- Born: Clyde Jones 1931 Canton, Mississippi
- Died: February 14, 2009 (aged 79) Cleveland, Ohio
- Occupations: Nation of Islam activist, later an Imam
- Years active: 1958–1970s

= Clyde X =

American religious leader associated with the Nation of Islam

Clyde X (1931 – February 14, 2009), also known as Clyde Rahman, was a religious leader associated with the Nation of Islam. Most of his work for the NOI was in St. Louis, Missouri and Cleveland, Ohio. He was wounded when a violent factional dispute arose in St. Louis in the 1960s. In the 1970s he became a follower of W. D. Muhammad's Sunni faction of the NOI and established a mosque in Cleveland.

==Early life==
He was born Clyde Jones in Canton, Mississippi. He served in the U.S. Army during the Korean War. After his service, he moved to Dayton, Ohio, and then to Detroit where he worked as a machinist.

He served in the army during the Korean War, in which he was badly wounded. He joked that he was cured when a nurse denied him morphine, and he jumped out of bed to chase her. He subsequently joined the police force in Detroit.

==NOI activist==
While in Detroit, Clyde was first introduced to the Nation of Islam (NOI) through "people talking about it in a poolroom." He became "Clyde X". In 1958 he was sent to St. Louis in the service of the NOI to establish Temple No. 28 at 1434 N. Grand Avenue.

When he arrived in St. Louis, the local media described him as "a glowering moon-faced giant... on the fleshy side of 200 pounds... mild mannered, polite, and diplomatic." They also described him as "too emotional," a "rabble rouser," and "a haranguer."

Clyde X helped to launch many business ventures with Temple No. 28, opening a restaurant called the "Shabbaz"; laundry; record store; dress shop; and a grocery along Grand Avenue, leading some in the community to call the area "Little Egypt."

==Violent splits==
In 1961, Clyde X's Temple No. 28 saw an internal split, with members leaving to join the offshoot "Islamic Service Church" headquartered at 1902 Union Boulevard. Elijah Muhammad, displeased with the split, sent the Supreme Commander of the Fruit of Islam to try to broker a reconciliation. No such agreement could be reached, and the two temples were officially separated.

The split resulted in sporadic incidents of violence, with Clyde X, Timothy Hoffman, and John Moore being shot outside the Shabazz restaurant in 1966. The principal suspect was Hoffman's brother Andrew, who was subsequently arrested.

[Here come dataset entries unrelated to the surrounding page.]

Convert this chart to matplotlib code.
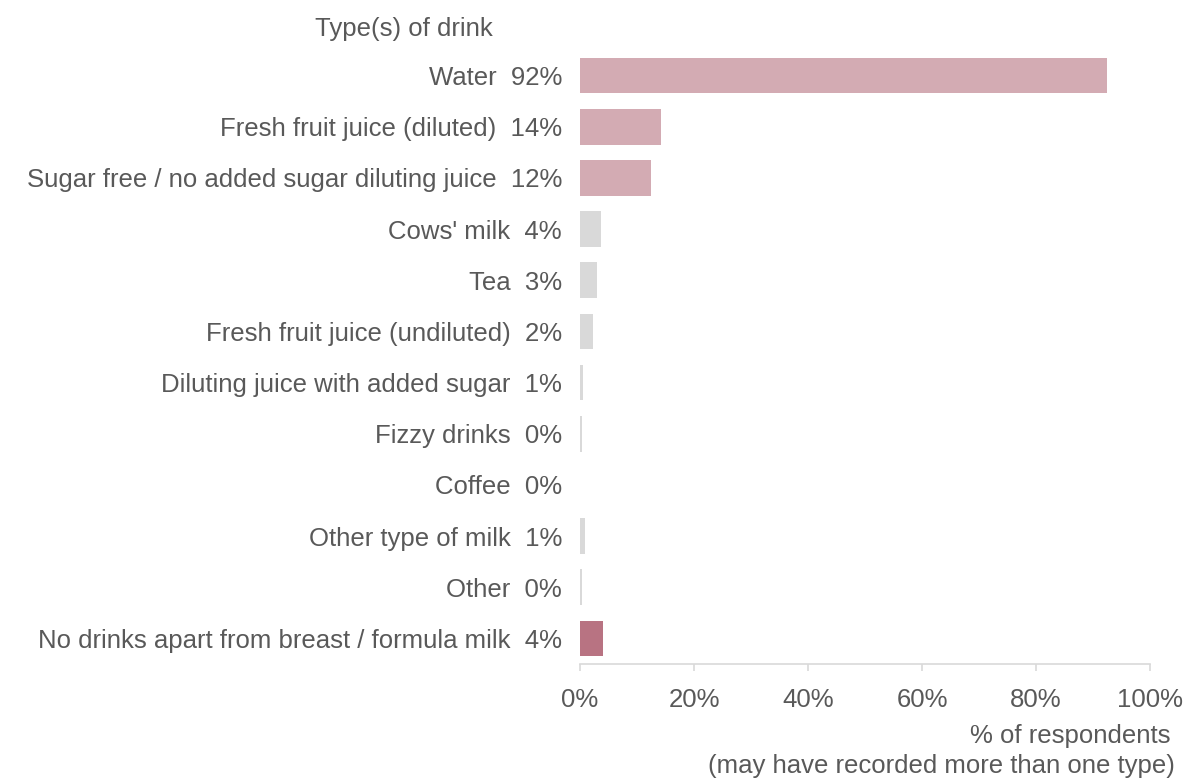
import matplotlib
matplotlib.use("Agg")
import matplotlib.pyplot as plt
from matplotlib.ticker import FuncFormatter

# Drinks given to the baby, share of respondents (%)
drinks = [
    "Water",
    "Fresh fruit juice (diluted)",
    "Sugar free / no added sugar diluting juice",
    "Cows' milk",
    "Tea",
    "Fresh fruit juice (undiluted)",
    "Diluting juice with added sugar",
    "Fizzy drinks",
    "Coffee",
    "Other type of milk",
    "Other",
    "No drinks apart from breast / formula milk",
]
values = [92.5, 14.2, 12.4, 3.7, 3.0, 2.3, 0.5, 0.3, 0.0, 0.8, 0.3, 4.0]
value_labels = ["92%", "14%", "12%", "4%", "3%", "2%", "1%", "0%", "0%", "1%", "0%", "4%"]
groups = ["top", "top", "top", "other", "other", "other",
          "other", "other", "other", "other", "other", "none"]
x_ticks = [0, 20, 40, 60, 80, 100]

palette = {"top": "#D3ABB3", "other": "#D9D9D9", "none": "#B87382"}
text_color = "#595959"
fs = 18.5

plt.rcParams["font.family"] = ["Liberation Sans", "DejaVu Sans"]

fig = plt.figure(figsize=(11.87, 7.81), dpi=100)
ax = fig.add_axes([580 / 1187, 1 - 664 / 781, 570 / 1187, 614 / 781])

ypos = list(range(len(drinks)))
ax.barh(ypos, values, height=0.7, color=[palette[g] for g in groups], linewidth=0)

ax.set_ylim(len(drinks) - 0.5, -0.5)
ax.set_xlim(0, 100)

ax.set_yticks(ypos)
ax.set_yticklabels([f"{d}  {v}" for d, v in zip(drinks, value_labels)],
                   fontsize=fs, color=text_color)
ax.tick_params(axis="y", length=0, pad=13)

ax.set_xticks(x_ticks)
ax.xaxis.set_major_formatter(FuncFormatter(lambda v, _: f"{v:.0f}%"))
ax.tick_params(axis="x", direction="out", length=5, width=1.2, color="#D9D9D9",
               labelsize=fs, labelcolor=text_color, pad=12)

for side in ("top", "right", "left"):
    ax.spines[side].set_visible(False)
ax.spines["bottom"].set_color("#D9D9D9")
ax.spines["bottom"].set_linewidth(1.2)

fig.text(493 / 1187, 1 - 29 / 781, "Type(s) of drink", ha="right", va="center",
         fontsize=fs, color=text_color)
fig.text(1170 / 1187, 1 - 736 / 781, "% of respondents", ha="right", va="center",
         fontsize=fs, color=text_color)
fig.text(1175 / 1187, 1 - 766 / 781, "(may have recorded more than one type)",
         ha="right", va="center", fontsize=fs, color=text_color)

fig.savefig("out.png", dpi=100, facecolor="white")
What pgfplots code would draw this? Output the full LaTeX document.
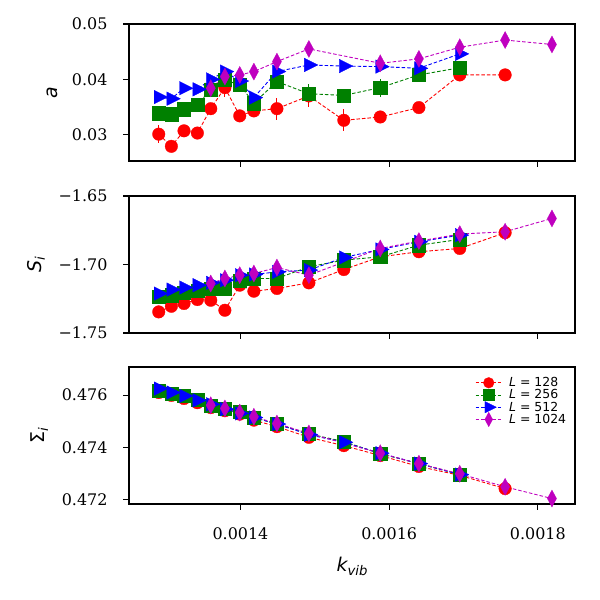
\documentclass[border=0pt]{standalone}
\usepackage{pgfplots}
\pgfplotsset{compat=1.18}
\usepackage{fontspec}
\newfontfamily\dvsans{DejaVu Sans}
\newfontfamily\dvserif{DejaVu Serif}
\definecolor{cR}{rgb}{1,0,0}
\definecolor{cG}{rgb}{0,0.5,0}
\definecolor{cB}{rgb}{0,0,1}
\definecolor{cM}{rgb}{0.75,0,0.75}
\newcommand\sub[1]{\raisebox{-3.5bp}{\fontsize{13.3}{14}\selectfont\itshape #1}}
\pgfplotsset{
  panel/.style={
    scale only axis, width=446bp, height=137bp,
    xmin=0.00125, xmax=0.00185,
    axis line style={line width=1.6bp},
    tick align=outside, tick pos=left,
    major tick length=6bp,
    every tick/.style={black, line width=1.2bp},
    xtick={0.0014,0.0016,0.0018},
    scaled x ticks=false, scaled y ticks=false,
    ticklabel style={font=\dvserif\fontsize{16}{18}\selectfont},
    xticklabel style={yshift=-14bp},
    yticklabel style={xshift=-12bp},
    label style={font=\dvsans\fontsize{19}{22}\selectfont},
    ylabel shift=7bp,
    xlabel shift=11bp,
  },
  sR/.style={color=cR, line width=0.9bp, dash pattern=on 3.5bp off 2bp, mark=*, mark size=6.3bp, mark options={solid, fill=cR, draw=cR, line width=0.3bp}},
  sG/.style={color=cG, line width=0.9bp, dash pattern=on 3.5bp off 2bp, mark=square*, mark size=6.6bp, mark options={solid, fill=cG, draw=cG, line width=0.3bp}},
  sB/.style={color=cB, line width=0.9bp, dash pattern=on 3.5bp off 2bp, mark=triangle*, mark size=9bp, mark options={solid, rotate=-90, xscale=0.866, fill=cB, draw=cB, line width=0.3bp}},
  sM/.style={color=cM, line width=0.9bp, dash pattern=on 3.5bp off 2bp, mark=diamond*, mark size=8.5bp, mark options={solid, xscale=0.72, fill=cM, draw=cM, line width=0.3bp}},
  eb/.style={error bars/.cd, y dir=both, y explicit, error mark=none, error bar style={solid, line width=1bp}},
}
\begin{document}
\begin{tikzpicture}
\useasboundingbox (0,0) rectangle (600bp,600bp);
% ---------- panel 1 : a ----------
\begin{axis}[panel, at={(129bp,576bp)}, anchor=north west,
  ymin=0.02525, ymax=0.05,
  ytick={0.03,0.04,0.05}, yticklabels={0.03,0.04,0.05},
  xticklabels={,,},
  ylabel={\itshape a}]
\addplot[sR, eb] coordinates {
(0.001290,0.0301) +- (0,0.0016)
(0.001307,0.0279) +- (0,0.0008)
(0.001324,0.0307) +- (0,0.0008)
(0.001342,0.0303) +- (0,0.0008)
(0.001360,0.0347) +- (0,0.0010)
(0.001379,0.0385) +- (0,0.0017)
(0.001399,0.0334) +- (0,0.0008)
(0.001418,0.0343) +- (0,0.0010)
(0.001449,0.0347) +- (0,0.0020)
(0.001492,0.0370) +- (0,0.0020)
(0.001539,0.0326) +- (0,0.0020)
(0.001588,0.0332) +- (0,0.0010)
(0.001640,0.0349) +- (0,0.0008)
(0.001695,0.0408) +- (0,0.0008)
(0.001756,0.0408) +- (0,0.0008)
};
\addplot[sG, eb] coordinates {
(0.001290,0.0339) +- (0,0.0006)
(0.001307,0.0337) +- (0,0.0006)
(0.001324,0.0346) +- (0,0.0006)
(0.001342,0.0355) +- (0,0.0006)
(0.001360,0.0381) +- (0,0.0006)
(0.001379,0.0399) +- (0,0.0006)
(0.001399,0.0390) +- (0,0.0006)
(0.001418,0.0357) +- (0,0.0006)
(0.001449,0.0396) +- (0,0.0012)
(0.001492,0.0374) +- (0,0.0017)
(0.001539,0.0371) +- (0,0.0006)
(0.001588,0.0385) +- (0,0.0016)
(0.001640,0.0408) +- (0,0.0006)
(0.001695,0.0421) +- (0,0.0006)
};
\addplot[sB, eb] coordinates {
(0.001290,0.0368) +- (0,0.0004)
(0.001307,0.0365) +- (0,0.0004)
(0.001324,0.0384) +- (0,0.0004)
(0.001342,0.0382) +- (0,0.0004)
(0.001360,0.0400) +- (0,0.0004)
(0.001379,0.0414) +- (0,0.0004)
(0.001399,0.0397) +- (0,0.0004)
(0.001418,0.0367) +- (0,0.0004)
(0.001449,0.0414) +- (0,0.0004)
(0.001492,0.0426) +- (0,0.0004)
(0.001539,0.0424) +- (0,0.0004)
(0.001588,0.0423) +- (0,0.0004)
(0.001640,0.0420) +- (0,0.0004)
(0.001695,0.0446) +- (0,0.0004)
};
\addplot[sM, eb] coordinates {
(0.001360,0.0384) +- (0,0.0005)
(0.001379,0.0405) +- (0,0.0005)
(0.001399,0.0408) +- (0,0.0005)
(0.001418,0.0414) +- (0,0.0005)
(0.001449,0.0432) +- (0,0.0005)
(0.001492,0.0455) +- (0,0.0005)
(0.001588,0.0429) +- (0,0.0005)
(0.001640,0.0437) +- (0,0.0005)
(0.001695,0.0458) +- (0,0.0005)
(0.001756,0.0471) +- (0,0.0005)
(0.001819,0.0463) +- (0,0.0005)
};
\end{axis}
% ---------- panel 2 : S_i ----------
\begin{axis}[panel, at={(129bp,404bp)}, anchor=north west,
  ymin=-1.75, ymax=-1.65,
  ytick={-1.75,-1.70,-1.65}, yticklabels={−1.75,−1.70,−1.65},
  xticklabels={,,},
  ylabel={\itshape S\sub{i}}]
\addplot[sR] coordinates {
(0.001290,-1.7346) (0.001307,-1.7305) (0.001324,-1.7285) (0.001342,-1.7256)
(0.001360,-1.7261) (0.001379,-1.7334) (0.001399,-1.7151) (0.001418,-1.7195)
(0.001449,-1.7175) (0.001492,-1.7134) (0.001539,-1.7037) (0.001588,-1.6944)
(0.001640,-1.6907) (0.001695,-1.6883) (0.001756,-1.6768)
};
\addplot[sG] coordinates {
(0.001290,-1.7236) (0.001307,-1.7224) (0.001324,-1.7207) (0.001342,-1.7188)
(0.001360,-1.7175) (0.001379,-1.7175) (0.001399,-1.7115) (0.001418,-1.7102)
(0.001449,-1.7102) (0.001492,-1.7017) (0.001539,-1.6968) (0.001588,-1.6944)
(0.001640,-1.6859) (0.001695,-1.6817)
};
\addplot[sB] coordinates {
(0.001290,-1.7212) (0.001307,-1.7183) (0.001324,-1.7168) (0.001342,-1.7151)
(0.001360,-1.7134) (0.001379,-1.7115) (0.001399,-1.7078) (0.001418,-1.7073)
(0.001449,-1.7054) (0.001492,-1.7041) (0.001539,-1.6949) (0.001588,-1.6890)
(0.001640,-1.6834) (0.001695,-1.6786)
};
\addplot[sM] coordinates {
(0.001360,-1.7139) (0.001379,-1.7102) (0.001399,-1.7078) (0.001418,-1.7066)
(0.001449,-1.7022) (0.001492,-1.7078) (0.001588,-1.6883) (0.001640,-1.6829)
(0.001695,-1.6778) (0.001756,-1.6761) (0.001819,-1.6664)
};
\end{axis}
% ---------- panel 3 : Sigma_i ----------
\begin{axis}[panel, at={(129bp,233bp)}, anchor=north west,
  ymin=0.47182, ymax=0.47708,
  ytick={0.472,0.474,0.476}, yticklabels={0.472,0.474,0.476},
  xticklabels={0.0014,0.0016,0.0018},
  ylabel={Σ\sub{i}},
  xlabel={\itshape k\sub{vib}},
  legend style={draw=none, fill=none, at={(axis description cs:0.776,0.94)}, anchor=north west,
    font=\dvsans\fontsize{12.5}{12.5}\selectfont, row sep=-2.5bp, inner sep=0pt},
  legend cell align=left,
  legend image code/.code={\draw[mark repeat=2, mark phase=2, #1] plot coordinates {(0bp,0bp) (13bp,0bp) (26bp,0bp)};},
  legend image post style={every mark/.append style={scale=0.85}},
  ]
\addplot[sR] coordinates {
(0.001290,0.47610) (0.001307,0.47599) (0.001324,0.47587) (0.001342,0.47571)
(0.001360,0.47552) (0.001379,0.47540) (0.001399,0.47527) (0.001418,0.47504)
(0.001449,0.47479) (0.001492,0.47438) (0.001539,0.47406) (0.001588,0.47368)
(0.001640,0.47326) (0.001695,0.47292) (0.001756,0.47241)
};
\addlegendentry{\hspace{5bp}\textit{L} = 128}
\addplot[sG] coordinates {
(0.001290,0.47618) (0.001307,0.47607) (0.001324,0.47597) (0.001342,0.47582)
(0.001360,0.47561) (0.001379,0.47549) (0.001399,0.47536) (0.001418,0.47514)
(0.001449,0.47489) (0.001492,0.47451) (0.001539,0.47422) (0.001588,0.47375)
(0.001640,0.47337) (0.001695,0.47295)
};
\addlegendentry{\hspace{5bp}\textit{L} = 256}
\addplot[sB] coordinates {
(0.001290,0.47625) (0.001307,0.47610) (0.001324,0.47597) (0.001342,0.47580)
(0.001360,0.47565) (0.001379,0.47546) (0.001399,0.47530) (0.001418,0.47514)
(0.001449,0.47489) (0.001492,0.47448) (0.001539,0.47419) (0.001588,0.47377)
(0.001640,0.47337) (0.001695,0.47295)
};
\addlegendentry{\hspace{5bp}\textit{L} = 512}
\addplot[sM] coordinates {
(0.001360,0.47561) (0.001379,0.47549) (0.001399,0.47533) (0.001418,0.47517)
(0.001449,0.47491) (0.001492,0.47453) (0.001588,0.47377) (0.001640,0.47337)
(0.001695,0.47298) (0.001756,0.47248) (0.001819,0.47203)
};
\addlegendentry{\hspace{5bp}\textit{L} = 1024}
\end{axis}
\end{tikzpicture}
\end{document}
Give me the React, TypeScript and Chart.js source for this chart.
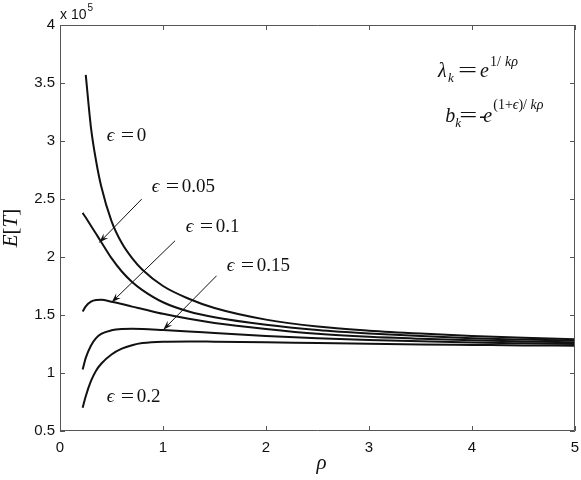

While Clyde and Hoffman were not seriously hurt, Moore died as a result of his wounds. Nevertheless, Clyde had a bullet lodged in his skull for the rest of his life. One year later, on January 9, 1967, Clyde X's home was bombed, but he was unhurt. Andrew Hoffman was again suspected. Two days after this Andrew Hoffman and his wife were both shot to death outside their home. An associate of his, Roy Tyson, was found beaten to death. No charges were ever brought in the deaths.

==Later career==
In the mid-1970s, after the death of Elijah Muhammad, Clyde X supported the reforms of Warith Deen Mohammed's faction, which sought to align the NOI with mainstream Sunni Islam. He became a leader in W.D. Mohammed's new organization, the American Society of Muslims. He moved to Cleveland, Ohio, where he worked with Cleveland's Muslim community using the name Imam Clyde Rahman. Rahman became W.D. Muhammad's principal representative in Cleveland, building the Masjid Bilal mosque there in 1983. He adopted an ecumenical approach saying "Our Koran does not even hint that we should take innocent life, and it is a disgrace to Islam for any Muslim to support terrorism."

He served on the board of a number of local civic groups. In his last years he suffered from complications of Alzheimer's disease. He died on February 14, 2009, at age 79, at Park East Care and Rehabilitation Center, Beachwood.

==Family==
Rahman married twice. His first wife, Beatrice, died young. The couple had no children. Rahman came to believe he may be infertile. However, he remarried in 1990 to Hameeda, with whom he had three daughters, Daa'iyah Rahman, Jameelah Rahman, and step-daughter Siddeeqah Abdullah.